EXERCISE INSTRUCTIONS: Report only the number of lines in this material that include the string "chart".
** begin COLLECTED MATERIAL **
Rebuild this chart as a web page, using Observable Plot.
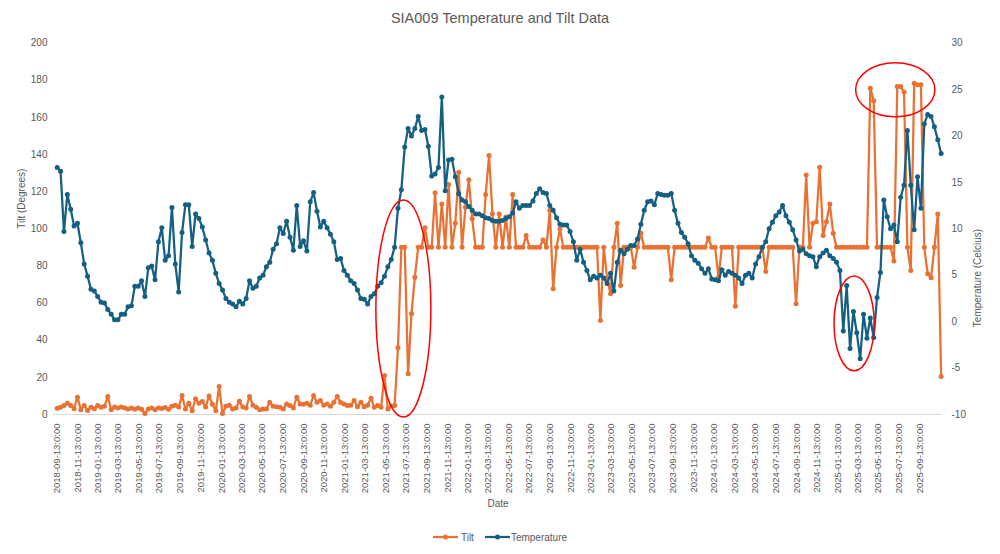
<!DOCTYPE html>
<html><head><meta charset="utf-8">
<script src="https://cdn.jsdelivr.net/npm/d3@7"></script>
<script src="https://cdn.jsdelivr.net/npm/@observablehq/plot@0.6"></script>
<style>
body{margin:0;background:#fff;font-family:"Liberation Sans",Arial,sans-serif;color:#595959;}
#wrap{position:relative;width:1000px;height:554px;overflow:hidden;background:#fff;}
#title{height:30px;line-height:36px;text-align:center;font-size:14.5px;white-space:nowrap;color:#595959;}
#legend{position:absolute;top:529px;left:0;width:1000px;height:16px;display:flex;justify-content:center;align-items:center;font-size:10px;color:#595959;}
#legend .item{display:flex;align-items:center;}
#legend span{color:#595959;}
#legend svg{display:block;}
</style></head>
<body>
<div id="wrap">
<div id="title">SIA009 Temperature and Tilt Data</div>
<div id="chart"></div>
<div id="legend"></div>
</div>
<script>
const startDate = "2018-09-13";
const stepDays = 10;

const tilt = [
3.4,3.9,4.8,6.1,4.8,3.1,9.3,2.5,4.8,2.2,
3.9,3.1,4.8,3.9,4.5,9.7,2.5,4.0,3.5,4.0,
3.5,3.0,3.5,2.8,3.5,2.8,0.5,3.0,3.5,2.5,
3.5,3.2,3.8,2.8,4.5,5.0,4.0,10.2,3.0,6.0,
2.0,8.5,6.0,7.0,4.0,10.0,5.5,2.0,15.1,0.5,
4.5,5.0,3.0,3.5,7.2,4.0,3.5,9.7,5.0,3.9,
2.5,3.0,3.0,6.6,4.5,4.2,3.9,3.0,5.7,4.8,
3.5,9.3,5.7,5.5,6.0,5.0,10.2,6.6,7.5,5.0,
5.7,4.5,6.6,9.7,6.5,5.7,4.8,5.0,7.5,4.2,
6.6,4.2,5.0,8.8,3.9,4.8,3.9,21.0,3.0,4.5,
4.8,35.9,90,90,21.9,54.2,73.9,90,90,100.5,
90,90,119.4,90,113.4,90,123.9,90,103,130.5,
90,111.6,126.4,105.4,90,90,90,118.5,139.5,108.1,
90,108,90,106.3,90,118.5,90,90,90,96.4,
90,90,90,90,94,90,110,67.7,90,100,
90,90,90,90,90,90,90,90,90,90,
90,50.6,90,73.1,65,90,103,69.5,90,90,
90,79.3,90,97.6,90,90,90,90,90,90,
90,90,72.5,90,90,90,90,90,90,90,
90,90,90,95.1,90,90,73.9,90,90,90,
90,58.3,90,90,90,90,90,90,90,90,
77,90,90,90,90,90,90,90,90,59.6,
90,90,129,90,103,103.8,133.2,96.4,103.8,113.4,
97.6,90,90,90,90,90,90,90,90,90,
90,175.7,169,90,90,90,90,90,82.6,176.6,
176.6,173.6,90,77.5,178.4,177.6,177.6,90,75.8,73.6,
90,108,20.5
];

const temperature = [
16.6,16.2,9.7,13.7,12.1,10.3,10.6,8.5,6.2,4.9,
3.5,3.3,2.7,2.1,2.0,1.3,0.8,0.2,0.2,0.8,
0.8,1.6,1.7,3.8,3.8,4.4,2.7,5.8,6.0,4.5,
8.6,10.1,6.6,7.1,12.3,6.2,3.2,9.6,12.6,12.6,
8.1,11.6,11.1,10.2,8.8,7.4,6.6,5.2,4.1,3.4,
2.5,2.1,1.9,1.6,2.2,1.9,2.5,4.4,3.6,3.8,
4.7,5.0,5.9,6.4,7.8,8.4,10.1,9.5,10.8,9.1,
7.7,12.5,8.1,8.7,7.6,12.9,13.9,11.9,10.2,10.8,
10.1,9.4,8.6,6.7,6.8,5.5,5.0,4.4,4.1,3.4,
2.5,2.4,1.9,2.7,3.0,3.8,4.2,4.9,5.9,6.7,
8.0,12.2,14.2,18.8,20.8,20.0,20.8,22.1,20.6,20.7,
18.9,15.7,15.9,16.6,24.2,14.1,17.4,17.5,15.6,13.8,
13.1,12.9,12.4,12.0,11.6,11.6,11.4,11.2,11.1,10.9,
10.8,10.8,10.9,11.1,11.3,11.7,12.9,12.2,12.5,12.5,
12.5,13.0,13.8,14.3,13.9,13.8,12.5,12.0,11.2,10.5,
10.4,10.4,9.7,8.6,6.6,7.8,6.4,5.5,4.5,4.9,
4.7,5.0,4.7,4.1,5.2,3.3,6.4,7.7,7.3,7.8,
8.2,8.2,8.9,10.5,12.0,12.9,13.0,12.6,13.8,13.7,
13.6,13.6,13.8,12.0,10.6,9.6,9.1,8.4,7.1,6.6,
6.3,5.7,5.2,5.7,4.6,4.5,4.4,5.6,5.0,5.4,
5.2,5.0,4.7,4.1,5.0,5.2,4.7,6.2,7.0,8.0,
8.6,10.0,10.7,11.4,11.8,12.5,11.4,10.7,9.9,8.8,
7.6,7.8,7.3,7.1,7.0,5.9,7.0,7.4,7.7,7.1,
6.8,6.4,5.5,-1.0,3.9,-2.9,1.1,-1.2,-4.0,0.8,
-1.8,0.4,-1.7,2.6,5.3,13.1,11.3,10.0,10.4,8.6,
13.4,14.7,20.6,14.7,9.9,15.6,12.2,21.3,22.3,22.1,
21.0,19.6,18.1
];

const tickLabels = [
"2018-09-13:0:00","2018-11-13:0:00",
"2019-01-13:0:00","2019-03-13:0:00","2019-05-13:0:00","2019-07-13:0:00","2019-09-13:0:00","2019-11-13:0:00",
"2020-01-13:0:00","2020-03-13:0:00","2020-05-13:0:00","2020-07-13:0:00","2020-09-13:0:00","2020-11-13:0:00",
"2021-01-13:0:00","2021-03-13:0:00","2021-05-13:0:00","2021-07-13:0:00","2021-09-13:0:00","2021-11-13:0:00",
"2022-01-13:0:00","2022-03-13:0:00","2022-05-13:0:00","2022-07-13:0:00","2022-09-13:0:00","2022-11-13:0:00",
"2023-01-13:0:00","2023-03-13:0:00","2023-05-13:0:00","2023-07-13:0:00","2023-09-13:0:00","2023-11-13:0:00",
"2024-01-13:0:00","2024-03-13:0:00","2024-05-13:0:00","2024-07-13:0:00","2024-09-13:0:00","2024-11-13:0:00",
"2025-01-13:0:00","2025-03-13:0:00","2025-05-13:0:00","2025-07-13:0:00","2025-09-13:0:00"
];
const tiltTicks = [0,20,40,60,80,100,120,140,160,180,200];
const tempTicks = [-10,-5,0,5,10,15,20,25,30];

// red highlight ellipses, given as date range and tilt-axis value range
const highlightStart = ["2021-04-16", "2025-01-03", "2025-03-08"];
const highlightEnd   = ["2021-09-26", "2025-05-02", "2025-10-29"];
const highlightLow   = [-1.6, 23.3, 160.1];
const highlightHigh  = [115.2, 74.3, 189.2];

const ORANGE = "#E97132";
const BLUE = "#156082";

// temperature (-10..30) shares the tilt (0..200) axis
const toY = t => (t + 10) * 5;

const t0 = Date.parse(startDate + "T00:00:00Z");
const data = tilt.map((v, i) => ({
  date: new Date(t0 + i * stepDays * 864e5),
  tilt: v,
  temp: temperature[i]
}));

const tickDates = tickLabels.map(s => new Date(s.slice(0, 10) + "T00:00:00Z"));
const labelByTime = new Map(tickDates.map((d, i) => [+d, tickLabels[i]]));

const chart = Plot.plot({
  width: 1000,
  height: 500,
  marginTop: 12.6,
  marginBottom: 116,
  marginLeft: 53,
  marginRight: 58,
  style: {fontFamily: '"Liberation Sans", Arial, sans-serif', fontSize: "10px", color: "#595959", background: "white"},
  x: {type: "utc", domain: [new Date("2018-09-02T00:00:00Z"), new Date("2025-11-19T00:00:00Z")]},
  y: {domain: [0, 200]},
  marks: [
    Plot.ruleY([0], {stroke: "#d9d9d9", strokeWidth: 1}),
    Plot.axisY({ticks: tiltTicks, tickSize: 0, tickPadding: 6, label: null}),
    Plot.axisY({anchor: "right", ticks: tempTicks.map(toY), tickFormat: d => String(Math.round(d / 5 - 10)), tickSize: 0, tickPadding: 9, label: null}),
    Plot.axisX({ticks: tickDates, tickFormat: d => labelByTime.get(+d), tickRotate: -90, tickSize: 0, tickPadding: 9, label: null, fontSize: 9.5}),
    Plot.line(data, {x: "date", y: "tilt", stroke: ORANGE, strokeWidth: 2.25}),
    Plot.dot(data, {x: "date", y: "tilt", r: 2.5, fill: ORANGE, stroke: null}),
    Plot.line(data, {x: "date", y: d => toY(d.temp), stroke: BLUE, strokeWidth: 2.25}),
    Plot.dot(data, {x: "date", y: d => toY(d.temp), r: 2.5, fill: BLUE, stroke: null}),
    Plot.text(["Tilt (Degrees)"], {text: d => d, frameAnchor: "left", dx: -32, rotate: -90, fontSize: 10}),
    Plot.text(["Temperature (Celcius)"], {text: d => d, frameAnchor: "right", dx: 35, rotate: -90, fontSize: 10}),
    Plot.text(["Date"], {text: d => d, frameAnchor: "bottom", dy: 92, fontSize: 10})
  ]
});
document.getElementById("chart").appendChild(chart);

// highlight ellipses positioned through the chart's own scales
const sx = chart.scale("x"), sy = chart.scale("y");
const NS = "http://www.w3.org/2000/svg";
const g = document.createElementNS(NS, "g");
highlightStart.forEach((s, i) => {
  const xa = sx.apply(new Date(s + "T00:00:00Z")), xb = sx.apply(new Date(highlightEnd[i] + "T00:00:00Z"));
  const ya = sy.apply(highlightHigh[i]), yb = sy.apply(highlightLow[i]);
  const e = document.createElementNS(NS, "ellipse");
  e.setAttribute("cx", (xa + xb) / 2);
  e.setAttribute("cy", (ya + yb) / 2);
  e.setAttribute("rx", Math.abs(xb - xa) / 2);
  e.setAttribute("ry", Math.abs(yb - ya) / 2);
  e.setAttribute("fill", "none");
  e.setAttribute("stroke", "#FF0000");
  e.setAttribute("stroke-width", "1.5");
  g.appendChild(e);
});
chart.appendChild(g);

// legend
const legend = document.getElementById("legend");
[["Tilt", ORANGE, 3, 11], ["Temperature", BLUE, 1, 0]].forEach(([name, color, gap, after]) => {
  const item = document.createElement("div");
  item.className = "item";
  item.style.marginRight = after + "px";
  item.innerHTML = `<svg width="25" height="10"><line x1="0" y1="5" x2="25" y2="5" stroke="${color}" stroke-width="2.25"/><circle cx="12.5" cy="5" r="2.5" fill="${color}"/></svg><span style="margin-left:${gap}px">${name}</span>`;
  legend.appendChild(item);
});
</script>
</body></html>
** end COLLECTED MATERIAL **
PROBLEM SOLUTION: 7